Febre Amarela: o que a gestão de operações pode aprender com o surto?


Por Victor Tubino

Longas filas madrugada a dentro e senhas insuficientes são algumas das realidades atravessadas pela população para tomar a vacina da febre amarela. Porém, há outras realidades trazidas pelo vírus que não estão intimamente ligadas ao surto, mas que podem causar estragos para uma ala importante da sociedade: as empresas.  Sob o prisma corporativo, do profissional que atua na área de gestão de operações, a consequência de todo este caos nada mais é do que um desequilíbrio mercadológico.
Fazendo uma pequena analogia cíclica, enquanto a população/consumidor exige a disponibilidade das vacinas/ produtos nos postos, o governo - a empresa neste caso - tenta controlar os ânimos e busca atender as expectativas da população/consumidor.
Quando analisamos esta situação sob o aspecto de gestão de operações, as filas são o principal sintoma de problemas de capacidade para atendimento da demanda. Sob esta ótica, o aumento abrupto da demanda pela vacina e pelo serviço de vacinação da febre amarela afetou o equilíbrio entre as forças de oferta e demanda. E, como a cadeia de produção e distribuição de vacinas não consegue acompanhar este movimento, por haver diversas restrições para aumentar rapidamente a produção, a demanda não é atendida e o novo equilíbrio também não é atingido. 
Ao analisar a série histórica dos casos registrados de febre amarela no Brasil de 2010 a 2016, temos uma média de quatro casos por ano e, com base neste cenário, o Ministério da Saúde define as doses necessárias e acorda junto às empresas produtoras o planejamento de produção e a entrega destas doses com, pelo menos, um ano de antecedência. Como exemplo, dentro do Programa Nacional de Imunizações (PNI), que foi acordado junto com a Bio-Manguinhos, empresa do grupo Fiocruz, a produção foi de 60 milhões em 2017 e 48,7 milhões de doses da vacina em 2018.
A partir de 2017, os casos aumentaram, chegando a marca de 779 ocorrências no mês de junho, o que representou um aumento de 3.500% em relação à média dos anos anteriores. O aumento de casos de óbitos em decorrência da doença foi um fator fundamental para o crescimento da demanda da vacina para a sua prevenção.
Em contrapartida, pelo lado da oferta, o processo de produção e distribuição da vacina pode variar de quatro até 22 meses, conforme a disponibilidade de insumos e o planejamento de produção da empresa. Da mesma forma que a capacidade dos postos de saúde de realizar a vacinação é restrita em função do horário de atendimento e das equipes, que também tem que atender a demanda de outras vacinas no mesmo período.
Todo este cenário caótico serve para mostrar às empresas sobre a importância do equilíbrio de mercado, que, em essência, é quando as quantidades oferecidas são iguais às quantidades procuradas.
Pensando nisso, há cinco medidas, exemplificadas a partir do assunto febre amarela, que estão sendo adotadas pelo governo e que também podem ser adotadas pelas companhias para serem colocadas em práticas como forma de minimizar os efeitos do desequilíbrio mercadológico e de retomar a normalidade o mais rápido possível:

1.    Priorizar a demanda: Definir o público-alvo da imunização, considerando os critérios definidos, como áreas de risco e pessoas que irão viajar para áreas de risco.
2.    Aumentar a capacidade de atendimento: estender os horários e equipes de atendimento nos postos de saúde, bem como realizar mutirões de vacinação.
3.    Otimizar o estoque atual: utilizar as doses fracionadas para o atendimento de mais pessoas com a mesma quantidade de vacinas.
4.    Priorizar a produção atual: acordar junto aos produtores a priorização da produção para o mercado nacional em detrimento de outras localidades.
5.    Ampliar a capacidade de produção: contratar empresas para aumentar a capacidade de produção de vacinas no longo prazo.

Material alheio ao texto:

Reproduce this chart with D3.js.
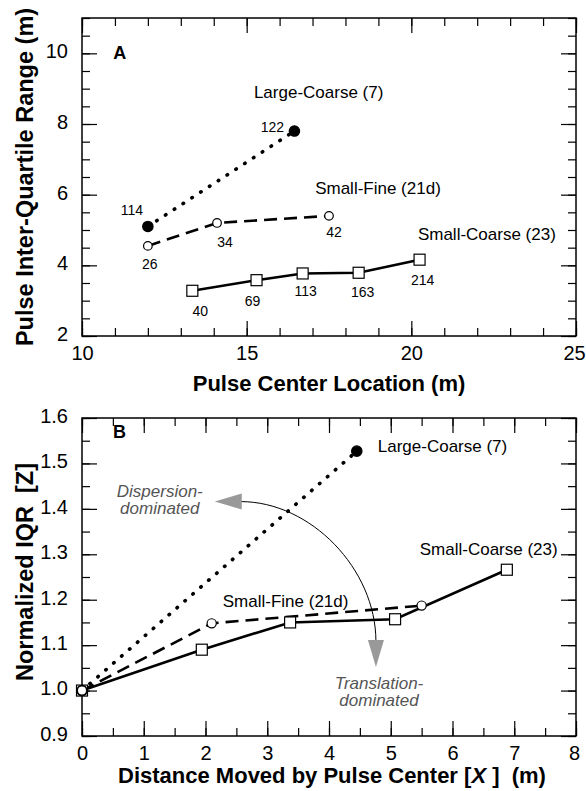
<!DOCTYPE html>
<html>
<head>
<meta charset="utf-8">
<script src="https://cdn.jsdelivr.net/npm/d3@7"></script>
<style>
  body { margin: 0; background: #fff; }
  text { font-family: "Liberation Sans", Arial, Helvetica, sans-serif; }
</style>
</head>
<body>
<div id="chart"></div>
<script>
// panel A: pulse IQR vs pulse center location
const aLargeX = [12.0, 16.45];
const aLargeY = [5.1, 7.8];
const aLargeLbl = ["114", "122"];
const aFineX = [12.0, 14.1, 17.5];
const aFineY = [4.55, 5.2, 5.4];
const aFineLbl = ["26", "34", "42"];
const aCoarseX = [13.35, 15.3, 16.7, 18.4, 20.25];
const aCoarseY = [3.28, 3.58, 3.77, 3.79, 4.16];
const aCoarseLbl = ["40", "69", "113", "163", "214"];

// panel B: normalized IQR vs distance moved
const bLargeX = [0, 4.45];
const bLargeY = [1.0, 1.527];
const bFineX = [0, 2.1, 5.5];
const bFineY = [1.0, 1.148, 1.187];
const bCoarseX = [0, 1.94, 3.37, 5.07, 6.88];
const bCoarseY = [1.0, 1.09, 1.15, 1.157, 1.266];

const seriesNames = ["Large-Coarse (7)", "Small-Fine (21d)", "Small-Coarse (23)"];

// ticks
const aXMajor = [10, 15, 20, 25];
const aYMajor = [2, 4, 6, 8, 10];
const bXMajor = [0, 1, 2, 3, 4, 5, 6, 7, 8];
const bYMajor = [0.9, 1.0, 1.1, 1.2, 1.3, 1.4, 1.5, 1.6];

const width = 586, height = 791;
const left = 82, plotW = 494, plotH = 318;
const topA = 18, topB = 418;

const svg = d3.select("#chart").append("svg")
  .attr("width", width).attr("height", height);

const xA = d3.scaleLinear().domain([10, 25]).range([left, left + plotW]);
const yA = d3.scaleLinear().domain([2, 11]).range([topA + plotH, topA]);
const xB = d3.scaleLinear().domain([0, 8]).range([left, left + plotW]);
const yB = d3.scaleLinear().domain([0.9, 1.6]).range([topB + plotH, topB]);

function drawFrame(x, y, xMinor, xMajor, yMinor, yMajor, yFmt) {
  const x0 = x.range()[0], x1 = x.range()[1];
  const y0 = y.range()[0], y1 = y.range()[1];
  const g = svg.append("g");

  // ticks point inward on all four sides
  const sets = [
    [d3.axisBottom(x).tickValues(xMinor).tickFormat("").tickSize(-8), `translate(0,${y0})`],
    [d3.axisBottom(x).tickValues(xMajor).tickFormat(d3.format("d")).tickSize(-15).tickPadding(10), `translate(0,${y0})`],
    [d3.axisTop(x).tickValues(xMinor).tickFormat("").tickSize(-8), `translate(0,${y1})`],
    [d3.axisTop(x).tickValues(xMajor).tickFormat("").tickSize(-15), `translate(0,${y1})`],
    [d3.axisLeft(y).tickValues(yMinor).tickFormat("").tickSize(-8), `translate(${x0},0)`],
    [d3.axisLeft(y).tickValues(yMajor).tickFormat(yFmt).tickSize(-15).tickPadding(14), `translate(${x0},0)`],
    [d3.axisRight(y).tickValues(yMinor).tickFormat("").tickSize(-8), `translate(${x1},0)`],
    [d3.axisRight(y).tickValues(yMajor).tickFormat("").tickSize(-15), `translate(${x1},0)`]
  ];
  sets.forEach(([ax, tr], k) => {
    const a = g.append("g").attr("transform", tr).call(ax);
    a.select(".domain").remove();
    a.selectAll("line").attr("stroke", "#000").attr("stroke-width", 1.2);
    a.selectAll("text").attr("fill", "#000").style("font-size", "20px")
      .style("font-family", '"Liberation Sans", Arial, sans-serif');
    if (k === 5) a.selectAll("text").attr("dy", "0.22em");
    // keep the last x label inside the page edge
    if (k === 1) a.selectAll("text").filter(d => d === xMajor[xMajor.length - 1]).attr("dx", -2);
  });

  g.append("rect")
    .attr("x", x0).attr("y", y1)
    .attr("width", x1 - x0).attr("height", y0 - y1)
    .attr("fill", "none").attr("stroke", "#000").attr("stroke-width", 1.5);
}

drawFrame(xA, yA, d3.range(10, 25.01, 1), aXMajor, d3.range(2, 11.01, 0.5), aYMajor, d3.format("d"));
drawFrame(xB, yB, d3.range(0, 8.01, 0.5), bXMajor, d3.range(0.9, 1.601, 0.05), bYMajor, d3.format(".1f"));

const lineStyles = [
  { dash: "0.5 10", width: 3.6, cap: "round" },
  { dash: "13 7", width: 2.6, cap: "butt" },
  { dash: null, width: 2.6, cap: "butt" }
];

function drawLine(xs, ys, x, y, st) {
  const line = d3.line().x(i => x(xs[i])).y(i => y(ys[i]));
  svg.append("path")
    .attr("d", line(d3.range(xs.length)))
    .attr("fill", "none").attr("stroke", "#000")
    .attr("stroke-width", st.width)
    .attr("stroke-linecap", st.cap)
    .attr("stroke-dasharray", st.dash);
}

function drawSquares(xs, ys, x, y) {
  svg.append("g").selectAll("rect").data(d3.range(xs.length)).join("rect")
    .attr("x", i => x(xs[i]) - 5.5).attr("y", i => y(ys[i]) - 5.5)
    .attr("width", 11).attr("height", 11)
    .attr("fill", "#fff").attr("stroke", "#000").attr("stroke-width", 1.2);
}
function drawCircles(xs, ys, x, y, filled, r) {
  svg.append("g").selectAll("circle").data(d3.range(xs.length)).join("circle")
    .attr("cx", i => x(xs[i])).attr("cy", i => y(ys[i]))
    .attr("r", r)
    .attr("fill", filled ? "#000" : "#fff")
    .attr("stroke", "#000").attr("stroke-width", 1.2);
}
function drawPointLabels(xs, ys, labels, offs, x, y) {
  svg.append("g").selectAll("text").data(d3.range(xs.length)).join("text")
    .attr("x", i => x(xs[i]) + offs[i][0])
    .attr("y", i => y(ys[i]) + offs[i][1])
    .attr("text-anchor", "middle")
    .style("font-size", "14px")
    .text(i => labels[i]);
}

// ---- panel A
drawLine(aLargeX, aLargeY, xA, yA, lineStyles[0]);
drawLine(aFineX, aFineY, xA, yA, lineStyles[1]);
drawLine(aCoarseX, aCoarseY, xA, yA, lineStyles[2]);
drawSquares(aCoarseX, aCoarseY, xA, yA);
drawCircles(aFineX, aFineY, xA, yA, false, 4.3);
drawCircles(aLargeX, aLargeY, xA, yA, true, 5.2);

drawPointLabels(aLargeX, aLargeY, aLargeLbl, [[-16, -11], [-22, 1]], xA, yA);
drawPointLabels(aFineX, aFineY, aFineLbl, [[2, 23], [8, 24], [5, 21]], xA, yA);
drawPointLabels(aCoarseX, aCoarseY, aCoarseLbl, [[8, 25], [-4, 26], [3, 23], [4, 24], [3, 25]], xA, yA);

function label(txt, px, py, size, opts = {}) {
  return svg.append("text").attr("x", px).attr("y", py)
    .attr("text-anchor", opts.anchor || "start")
    .style("font-size", size + "px")
    .style("font-weight", opts.bold ? "bold" : "normal")
    .style("font-style", opts.italic ? "italic" : "normal")
    .attr("fill", opts.fill || "#000")
    .text(txt);
}

label("A", xA(10.95), yA(9.85), 18, { bold: true });
label(seriesNames[0], xA(15.22), yA(8.73), 17);
label(seriesNames[1], xA(17.08), yA(6.03), 17);
label(seriesNames[2], xA(20.2), yA(4.73), 17);

// axis titles A
label("Pulse Center Location (m)", 329, 391, 22, { bold: true, anchor: "middle" });
label("Pulse Inter-Quartile Range (m)", 0, 0, 23.5, { bold: true, anchor: "middle" })
  .attr("transform", "translate(33,177) rotate(-90)");

// ---- panel B
drawLine(bLargeX, bLargeY, xB, yB, lineStyles[0]);
drawLine(bFineX, bFineY, xB, yB, lineStyles[1]);
drawLine(bCoarseX, bCoarseY, xB, yB, lineStyles[2]);
drawSquares(bCoarseX, bCoarseY, xB, yB);
drawCircles(bLargeX, bLargeY, xB, yB, true, 5.2);
drawCircles(bFineX, bFineY, xB, yB, false, 4.6);

label("B", xB(0.5), yB(1.555), 18, { bold: true });
label(seriesNames[0], xB(4.79), yB(1.525), 17);
label(seriesNames[2], xB(5.47), yB(1.299), 17);
label(seriesNames[1], xB(2.28), yB(1.184), 17);

const grey = "#999";
const txtGrey = "#555";
const lineGap = 17.5;
label("Dispersion-", xB(1.26), yB(1.427), 17, { italic: true, anchor: "middle", fill: txtGrey });
label("dominated", xB(1.26), yB(1.427) + lineGap, 17, { italic: true, anchor: "middle", fill: txtGrey });
label("Translation-", xB(4.81), yB(1.004), 17, { italic: true, anchor: "middle", fill: txtGrey });
label("dominated", xB(4.81), yB(1.004) + lineGap, 17, { italic: true, anchor: "middle", fill: txtGrey });

// curved arrow between the two regimes
const arrowStart = [2.57, 1.416], ctrl1 = [3.7, 1.416], ctrl2 = [4.76, 1.268], arrowEnd = [4.76, 1.108];
const p = d3.path();
p.moveTo(xB(arrowStart[0]), yB(arrowStart[1]));
p.bezierCurveTo(xB(ctrl1[0]), yB(ctrl1[1]), xB(ctrl2[0]), yB(ctrl2[1]), xB(arrowEnd[0]), yB(arrowEnd[1]));
svg.append("path").attr("d", p.toString()).attr("fill", "none")
  .attr("stroke", "#000").attr("stroke-width", 1);

const tipL = [xB(2.15), yB(1.416)];
svg.append("path")
  .attr("d", `M${tipL[0]},${tipL[1]} L${tipL[0] + 27},${tipL[1] - 8} L${tipL[0] + 27},${tipL[1] + 8} Z`)
  .attr("fill", grey);
const tipD = [xB(4.76), yB(1.052)];
svg.append("path")
  .attr("d", `M${tipD[0]},${tipD[1]} L${tipD[0] - 8},${tipD[1] - 27} L${tipD[0] + 8},${tipD[1] - 27} Z`)
  .attr("fill", grey);

// axis titles B
const xt = svg.append("text").attr("x", 332).attr("y", 783)
  .attr("text-anchor", "middle").style("font-size", "22px").style("font-weight", "bold")
  .style("white-space", "pre");
xt.append("tspan").text("Distance Moved by Pulse Center [");
xt.append("tspan").style("font-style", "italic").text("X");
xt.append("tspan").text(" ]  (m)");

svg.append("text").attr("transform", "translate(33,572) rotate(-90)")
  .attr("text-anchor", "middle").style("font-size", "23.5px").style("font-weight", "bold")
  .style("white-space", "pre")
  .text("Normalized IQR  [Z]");
</script>
</body>
</html>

Entender o contexto da mudança da demanda e, principalmente, conhecer sua capacidade de produção, as restrições da sua operação e da sua cadeia de abastecimento são habilidades fundamentais do gestor de operações para que este possa definir e executar as melhores estratégias para o seu negócio. Que todos esses gargalos referentes à febre amarela tragam às empresas a lição de sempre assegurar a harmonia entre os seus interesses, dos produtores, mas sem esquecer de atender um dos seus principais stakeholders: o consumidor.

*Victor Tubino é gerente de BPI (Business Performance Improvement) e Risk Management e líder da prática de Distribuição e Gestão de Estoques da Protiviti do Brasil, consultoria especializada em gestão de negócios, tecnologia, riscos e auditoria interna.